To do | Repeat, exactly and completely, the material that follows. Omit the pictures.

Collected data |
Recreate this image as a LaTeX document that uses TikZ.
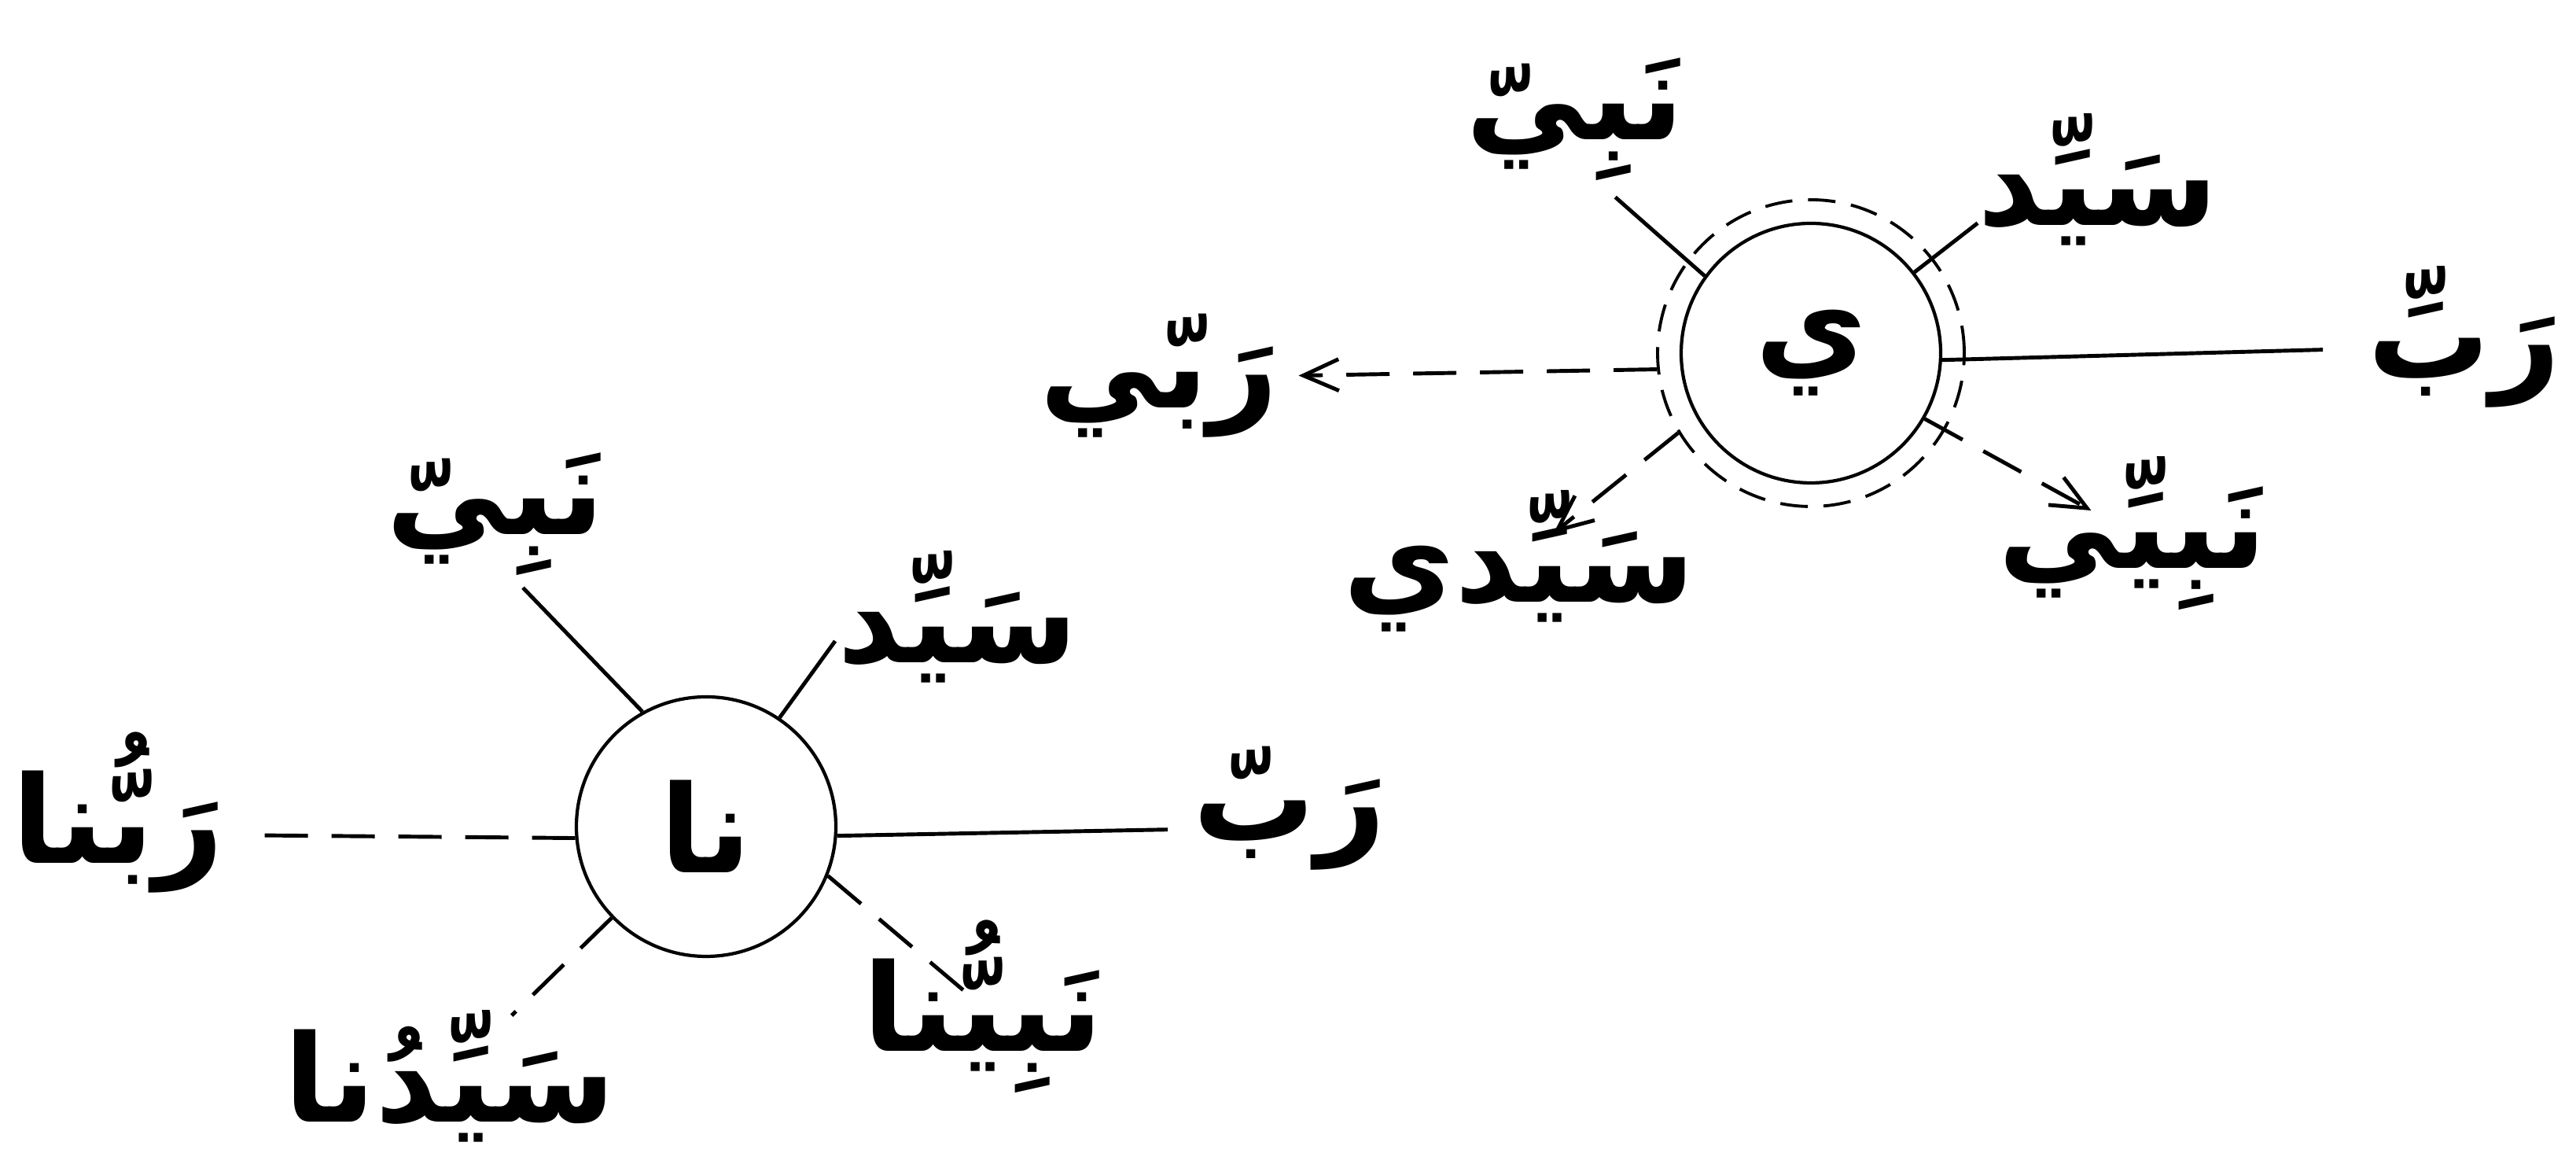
\documentclass[tikz,border=0pt]{standalone}
\usepackage{fontspec}
\newfontfamily\arabicfont[Script=Arabic]{DejaVu Sans}
\TeXXeTstate=1
\usetikzlibrary{arrows.meta}

\begin{document}
\begin{tikzpicture}[
    word/.style={font=\arabicfont\bfseries\fontsize{44}{50}\selectfont, inner sep=0pt},
    core/.style={draw, circle, line width=1.2pt, minimum size=3.3cm, inner sep=0pt, font=\arabicfont\bfseries\fontsize{44}{50}\selectfont},
    ring/.style={draw, circle, dash pattern=on 0.35cm off 0.2cm, line width=1.1pt, minimum size=3.9cm, inner sep=0pt},
    link/.style={line width=1.4pt},
    dlink/.style={line width=1.4pt, dash pattern=on 0.55cm off 0.3cm},
    arrow/.style={dlink, -{Straight Barb[length=0.45cm, width=0.4cm]}}
]
\useasboundingbox (0,0) rectangle (32.76,14.85);
\node[core] (ya) at (23.03,10.36) {\beginR ي\endR};
\node[ring] (yaring) at (ya) {};
\node[word] (nabiyA) at (20.03,13.33) {\beginR نَبِيّ\endR};
\node[word] (sayyidA) at (26.68,12.57) {\beginR سَيِّد\endR};
\node[word] (rabbA) at (31.34,10.57) {\beginR رَبِّ\endR};
\node[word] (nabiyyi) at (27.12,8.07) {\beginR نَبِيِّي\endR};
\node[word] (sayyidi) at (19.32,7.72) {\beginR سَيِّدي\endR};
\node[word] (rabbi) at (14.74,10.07) {\beginR رَبّي\endR};
\node[core] (na) at (8.98,4.34) {\beginR نا\endR};
\node[word] (nabiyB) at (6.30,8.31) {\beginR نَبِيّ\endR};
\node[word] (sayyidB) at (12.18,7.01) {\beginR سَيِّد\endR};
\node[word] (rabbB) at (16.40,4.57) {\beginR رَبّ\endR};
\node[word] (nabiyyuna) at (12.50,2.05) {\beginR نَبِيُّنا\endR};
\node[word] (sayyiduna) at (5.72,1.17) {\beginR سَيِّدُنا\endR};
\node[word] (rabbuna) at (1.50,4.52) {\beginR رَبُّنا\endR};
\draw[link, shorten >=0.3cm] (ya.144) -- (nabiyA.-70);
\draw[link] (ya.38) -- (sayyidA.200);
\draw[link, shorten >=0.57cm] (ya.-3) -- (rabbA.187);
\draw[arrow, shorten >=0.6cm] (ya.-30) -- (nabiyyi.center);
\draw[arrow, shorten >=0.56cm] (yaring.211) -- (sayyidi.center);
\draw[arrow, shorten >=0.25cm] (yaring.186) -- (rabbi.east);
\draw[link, shorten >=0.2cm] (na.119) -- (nabiyB.-75);
\draw[link, shorten >=0.05cm] (na.56) -- (sayyidB.190);
\draw[link, shorten >=0.32cm] (na.-4) -- (rabbB.192);
\draw[dlink, shorten >=0.43cm] (na.185) -- (rabbuna.-12);
\draw[dlink, shorten >=1.1cm] (na.224) -- (sayyiduna.center);
\draw[dlink, shorten >=0.1cm] (na.-22) -- (nabiyyuna.center);
\end{tikzpicture}
\end{document}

Reply |
Recreate this image as a LaTeX document that uses TikZ.
\documentclass[tikz,border=0pt]{standalone}
\usepackage{fontspec}
\newfontfamily\arabicfont[Script=Arabic]{DejaVu Sans}
\TeXXeTstate=1
\usetikzlibrary{arrows.meta}

\begin{document}
\begin{tikzpicture}[
    word/.style={font=\arabicfont\bfseries\fontsize{44}{50}\selectfont, inner sep=0pt},
    core/.style={draw, circle, line width=1.2pt, minimum size=3.3cm, inner sep=0pt, font=\arabicfont\bfseries\fontsize{44}{50}\selectfont},
    ring/.style={draw, circle, dash pattern=on 0.35cm off 0.2cm, line width=1.1pt, minimum size=3.9cm, inner sep=0pt},
    link/.style={line width=1.4pt},
    dlink/.style={line width=1.4pt, dash pattern=on 0.55cm off 0.3cm},
    arrow/.style={dlink, -{Straight Barb[length=0.45cm, width=0.4cm]}}
]
\useasboundingbox (0,0) rectangle (32.76,14.85);
\node[core] (ya) at (23.03,10.36) {\beginR ي\endR};
\node[ring] (yaring) at (ya) {};
\node[word] (nabiyA) at (20.03,13.33) {\beginR نَبِيّ\endR};
\node[word] (sayyidA) at (26.68,12.57) {\beginR سَيِّد\endR};
\node[word] (rabbA) at (31.34,10.57) {\beginR رَبِّ\endR};
\node[word] (nabiyyi) at (27.12,8.07) {\beginR نَبِيِّي\endR};
\node[word] (sayyidi) at (19.32,7.72) {\beginR سَيِّدي\endR};
\node[word] (rabbi) at (14.74,10.07) {\beginR رَبّي\endR};
\node[core] (na) at (8.98,4.34) {\beginR نا\endR};
\node[word] (nabiyB) at (6.30,8.31) {\beginR نَبِيّ\endR};
\node[word] (sayyidB) at (12.18,7.01) {\beginR سَيِّد\endR};
\node[word] (rabbB) at (16.40,4.57) {\beginR رَبّ\endR};
\node[word] (nabiyyuna) at (12.50,2.05) {\beginR نَبِيُّنا\endR};
\node[word] (sayyiduna) at (5.72,1.17) {\beginR سَيِّدُنا\endR};
\node[word] (rabbuna) at (1.50,4.52) {\beginR رَبُّنا\endR};
\draw[link, shorten >=0.3cm] (ya.144) -- (nabiyA.-70);
\draw[link] (ya.38) -- (sayyidA.200);
\draw[link, shorten >=0.57cm] (ya.-3) -- (rabbA.187);
\draw[arrow, shorten >=0.6cm] (ya.-30) -- (nabiyyi.center);
\draw[arrow, shorten >=0.56cm] (yaring.211) -- (sayyidi.center);
\draw[arrow, shorten >=0.25cm] (yaring.186) -- (rabbi.east);
\draw[link, shorten >=0.2cm] (na.119) -- (nabiyB.-75);
\draw[link, shorten >=0.05cm] (na.56) -- (sayyidB.190);
\draw[link, shorten >=0.32cm] (na.-4) -- (rabbB.192);
\draw[dlink, shorten >=0.43cm] (na.185) -- (rabbuna.-12);
\draw[dlink, shorten >=1.1cm] (na.224) -- (sayyiduna.center);
\draw[dlink, shorten >=0.1cm] (na.-22) -- (nabiyyuna.center);
\end{tikzpicture}
\end{document}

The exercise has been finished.